What is... PSD2?
Don’t let the numerical acronym put you off: this key banking regulation could change how you do business in your personal and work life – for the better
The banking regulation that could change how we all do business.
The original Payment Services Directive (PSD) was designed to make it easier and safer for payments to flow across EU borders, and comes alongside the UK’s Open Banking regulations. The update builds on the 2007 version by limiting surcharges, ensuring consumer complaints are heard quickly and strengthening security standards, as well as introducing a framework for sharing account information. That last bit is key to Open Banking: letting third-party companies and apps manage your finances with your bank on your behalf. Here’s how it works.
What does PSD2 mean for Open Banking? PSD2 requires nine of the biggest UK banks to allow third parties to access bank account data to build new services. It’s an EU-level change that’s been a long time coming, but follows a report from the UK Competition and Markets Authority. This demanded change after finding that traditional high-street banks weren’t innovating enough or offering distinct services, locking in customers with a lack of real competition.
What third parties can access account information? There are two categories: account information service providers (AISPs) and payment initiation service providers (PISPs), and they largely do what it says on the tin. An AISP lets you pull all your account information, across multiple banks, into a single place. That could be to watch your spending or for a bankcomparison site, to let you choose the right account provider for you. A PISP can make payments directly from your bank account, although so far it only works for online sales rather than in-person shopping. That doesn’t mean it’s open season on your data, however. Companies looking to organise your financial life need your permission first, and must be approved by the Financial Conduct Authority.
How will these PISPs and AISPs get access? PSD2 means the nine big banks are required to offer APIs of their data to PISPs and AISPs. Don’t choke on that alphabet soup: all it means is banks must offer the same data feeds that apps use on smartphones or to interact with Facebook. APIs open up data without allowing full access, and are a standard way for apps to pull in the information they need.

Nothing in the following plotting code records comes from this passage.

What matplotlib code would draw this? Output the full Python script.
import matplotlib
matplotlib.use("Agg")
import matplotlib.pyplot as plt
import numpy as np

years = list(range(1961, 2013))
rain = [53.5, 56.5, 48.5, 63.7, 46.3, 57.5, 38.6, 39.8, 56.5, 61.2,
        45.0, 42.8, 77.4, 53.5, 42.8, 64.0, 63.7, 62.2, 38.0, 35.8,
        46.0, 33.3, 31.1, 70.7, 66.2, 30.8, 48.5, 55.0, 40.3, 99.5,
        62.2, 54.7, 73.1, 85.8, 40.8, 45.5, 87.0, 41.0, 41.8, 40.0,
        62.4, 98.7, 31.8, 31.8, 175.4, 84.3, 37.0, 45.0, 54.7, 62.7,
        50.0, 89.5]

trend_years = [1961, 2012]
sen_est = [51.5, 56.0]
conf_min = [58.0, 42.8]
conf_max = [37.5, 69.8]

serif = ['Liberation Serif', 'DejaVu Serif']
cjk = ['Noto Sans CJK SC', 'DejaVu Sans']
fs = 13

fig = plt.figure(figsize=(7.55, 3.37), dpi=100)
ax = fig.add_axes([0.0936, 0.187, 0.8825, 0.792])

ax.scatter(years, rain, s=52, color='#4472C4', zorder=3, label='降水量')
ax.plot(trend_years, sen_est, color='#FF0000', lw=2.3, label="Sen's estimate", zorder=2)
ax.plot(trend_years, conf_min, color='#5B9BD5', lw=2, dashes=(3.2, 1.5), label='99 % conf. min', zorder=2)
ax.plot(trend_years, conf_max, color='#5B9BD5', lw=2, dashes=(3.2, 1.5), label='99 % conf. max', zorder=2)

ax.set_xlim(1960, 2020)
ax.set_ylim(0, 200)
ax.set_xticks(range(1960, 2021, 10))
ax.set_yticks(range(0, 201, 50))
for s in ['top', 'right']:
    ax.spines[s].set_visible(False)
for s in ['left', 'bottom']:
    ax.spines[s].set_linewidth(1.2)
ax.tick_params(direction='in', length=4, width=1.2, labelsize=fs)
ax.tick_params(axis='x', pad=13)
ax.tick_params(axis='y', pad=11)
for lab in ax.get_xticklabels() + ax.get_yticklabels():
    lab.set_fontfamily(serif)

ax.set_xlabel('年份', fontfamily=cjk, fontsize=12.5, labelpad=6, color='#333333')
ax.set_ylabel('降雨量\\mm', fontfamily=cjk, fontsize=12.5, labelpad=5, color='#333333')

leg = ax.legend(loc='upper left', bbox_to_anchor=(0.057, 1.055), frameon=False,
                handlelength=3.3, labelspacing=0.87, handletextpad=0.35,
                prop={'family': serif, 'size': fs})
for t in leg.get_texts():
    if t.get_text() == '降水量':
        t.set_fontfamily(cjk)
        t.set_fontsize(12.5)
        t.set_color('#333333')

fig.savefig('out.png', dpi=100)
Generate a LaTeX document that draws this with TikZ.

What about security? This is one big question for the nine banks: how can they share data with third parties without risking data breaches? Security concerns are one likely explanation for delays to the rollout – we would hazard fear of competition is another – not least as banks are famed for their out-of-date IT, with RBS fined £56 million over an outage in 2012 and TSB struggling with similar challenges this year.
When does PSD2 land? It’s already here. Most of PSD2 came into force in mid-January, although some of the access requirements are on a slower rollout schedule, coming into play next year. The nine banks in question were supposed to make customer data available from January, but six missed the initial deadline. All but one has complied now. That means you can in theory use apps – such as those created by our profiled startups on these pages – to manage your finances, and while it will be some time before there’s wide availability and support for every bank and mobile OS, with PDS2, the future of banking is on its way.